Write out exactly, please, every line from the beginning of the entries to the line holding "fit_532 = dict(peak=2975, center=532.178, fwhm=0.18, base=0)", and no pictures.

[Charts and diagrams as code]
— start —

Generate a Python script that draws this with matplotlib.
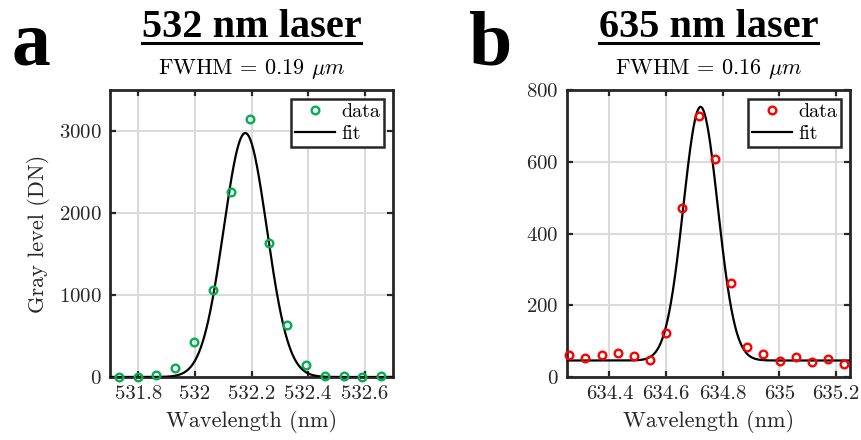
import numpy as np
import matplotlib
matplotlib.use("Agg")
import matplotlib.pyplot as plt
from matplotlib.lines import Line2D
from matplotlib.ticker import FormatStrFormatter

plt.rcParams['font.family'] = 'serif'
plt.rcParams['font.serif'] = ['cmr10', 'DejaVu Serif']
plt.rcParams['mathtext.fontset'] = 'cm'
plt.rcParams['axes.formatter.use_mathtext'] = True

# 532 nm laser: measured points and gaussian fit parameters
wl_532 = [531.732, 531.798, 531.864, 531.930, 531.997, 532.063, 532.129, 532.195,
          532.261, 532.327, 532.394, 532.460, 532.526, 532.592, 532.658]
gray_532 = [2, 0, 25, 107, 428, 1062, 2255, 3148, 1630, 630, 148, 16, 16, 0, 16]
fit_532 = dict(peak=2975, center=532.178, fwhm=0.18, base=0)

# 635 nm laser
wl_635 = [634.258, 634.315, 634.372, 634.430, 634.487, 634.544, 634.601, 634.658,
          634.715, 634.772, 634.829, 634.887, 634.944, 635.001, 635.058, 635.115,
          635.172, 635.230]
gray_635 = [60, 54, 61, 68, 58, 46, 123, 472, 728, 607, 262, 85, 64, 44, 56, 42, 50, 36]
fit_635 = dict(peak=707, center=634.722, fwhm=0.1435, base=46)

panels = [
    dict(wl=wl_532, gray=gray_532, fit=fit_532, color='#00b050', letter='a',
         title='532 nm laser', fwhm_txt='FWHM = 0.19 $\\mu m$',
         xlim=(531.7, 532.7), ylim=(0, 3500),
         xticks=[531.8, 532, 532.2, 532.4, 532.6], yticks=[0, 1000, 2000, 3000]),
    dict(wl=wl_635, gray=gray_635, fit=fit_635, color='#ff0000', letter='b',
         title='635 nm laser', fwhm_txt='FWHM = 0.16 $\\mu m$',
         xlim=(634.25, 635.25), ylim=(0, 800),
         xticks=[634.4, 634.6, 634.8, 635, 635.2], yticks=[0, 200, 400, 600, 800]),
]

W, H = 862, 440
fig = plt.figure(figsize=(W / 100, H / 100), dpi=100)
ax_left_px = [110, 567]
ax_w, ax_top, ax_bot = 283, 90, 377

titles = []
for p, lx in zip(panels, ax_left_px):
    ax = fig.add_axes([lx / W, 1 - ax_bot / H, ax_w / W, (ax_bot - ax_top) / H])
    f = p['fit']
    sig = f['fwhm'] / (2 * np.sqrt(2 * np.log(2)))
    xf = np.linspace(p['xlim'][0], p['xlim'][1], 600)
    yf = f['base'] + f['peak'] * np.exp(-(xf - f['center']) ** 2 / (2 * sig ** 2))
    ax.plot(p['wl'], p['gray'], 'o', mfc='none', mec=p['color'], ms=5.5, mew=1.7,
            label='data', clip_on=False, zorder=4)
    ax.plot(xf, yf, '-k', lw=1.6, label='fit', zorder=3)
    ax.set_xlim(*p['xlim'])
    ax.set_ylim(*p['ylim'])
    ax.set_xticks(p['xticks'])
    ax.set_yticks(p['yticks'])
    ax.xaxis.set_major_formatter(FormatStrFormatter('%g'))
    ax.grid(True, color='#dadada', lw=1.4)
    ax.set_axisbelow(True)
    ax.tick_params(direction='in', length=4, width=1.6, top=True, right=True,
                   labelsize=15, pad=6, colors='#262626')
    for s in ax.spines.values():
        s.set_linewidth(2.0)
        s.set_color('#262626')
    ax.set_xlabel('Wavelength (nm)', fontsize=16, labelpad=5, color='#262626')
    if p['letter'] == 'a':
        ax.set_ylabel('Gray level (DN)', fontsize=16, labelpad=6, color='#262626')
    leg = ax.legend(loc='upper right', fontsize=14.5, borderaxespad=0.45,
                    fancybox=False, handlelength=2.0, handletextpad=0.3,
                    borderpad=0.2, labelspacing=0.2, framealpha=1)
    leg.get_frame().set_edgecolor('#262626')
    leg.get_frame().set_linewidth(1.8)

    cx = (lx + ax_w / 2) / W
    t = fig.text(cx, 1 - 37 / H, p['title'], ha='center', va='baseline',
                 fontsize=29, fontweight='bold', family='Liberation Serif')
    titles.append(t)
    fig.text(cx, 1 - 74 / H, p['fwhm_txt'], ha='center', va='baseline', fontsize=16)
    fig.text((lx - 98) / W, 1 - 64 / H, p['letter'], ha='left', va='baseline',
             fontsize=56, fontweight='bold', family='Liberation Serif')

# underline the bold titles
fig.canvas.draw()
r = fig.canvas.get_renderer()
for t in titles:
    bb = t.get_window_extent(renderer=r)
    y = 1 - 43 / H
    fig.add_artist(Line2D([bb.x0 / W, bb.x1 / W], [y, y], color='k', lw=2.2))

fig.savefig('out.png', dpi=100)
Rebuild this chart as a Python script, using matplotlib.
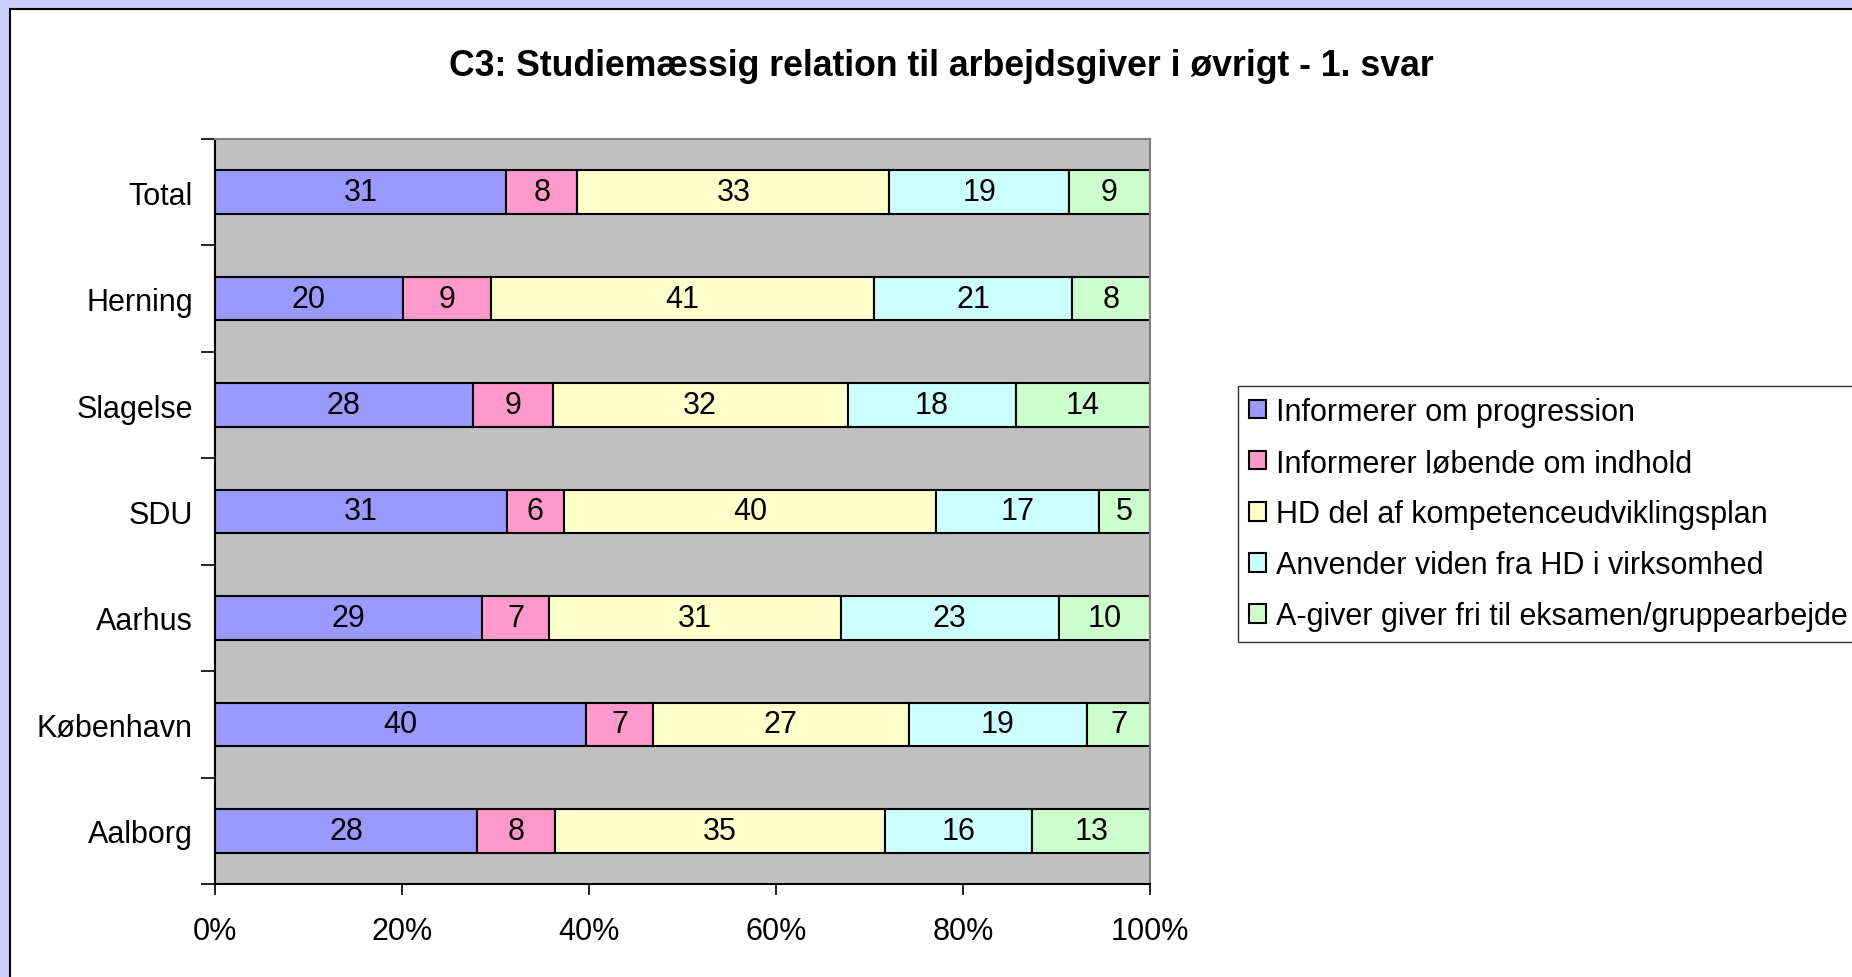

— end —

> _ANSWER TO THIS TASK_:
Generate a Python script that draws this with matplotlib.
import numpy as np
import matplotlib
matplotlib.use("Agg")
import matplotlib.pyplot as plt
from matplotlib.lines import Line2D
from matplotlib.ticker import FormatStrFormatter

plt.rcParams['font.family'] = 'serif'
plt.rcParams['font.serif'] = ['cmr10', 'DejaVu Serif']
plt.rcParams['mathtext.fontset'] = 'cm'
plt.rcParams['axes.formatter.use_mathtext'] = True

# 532 nm laser: measured points and gaussian fit parameters
wl_532 = [531.732, 531.798, 531.864, 531.930, 531.997, 532.063, 532.129, 532.195,
          532.261, 532.327, 532.394, 532.460, 532.526, 532.592, 532.658]
gray_532 = [2, 0, 25, 107, 428, 1062, 2255, 3148, 1630, 630, 148, 16, 16, 0, 16]
fit_532 = dict(peak=2975, center=532.178, fwhm=0.18, base=0)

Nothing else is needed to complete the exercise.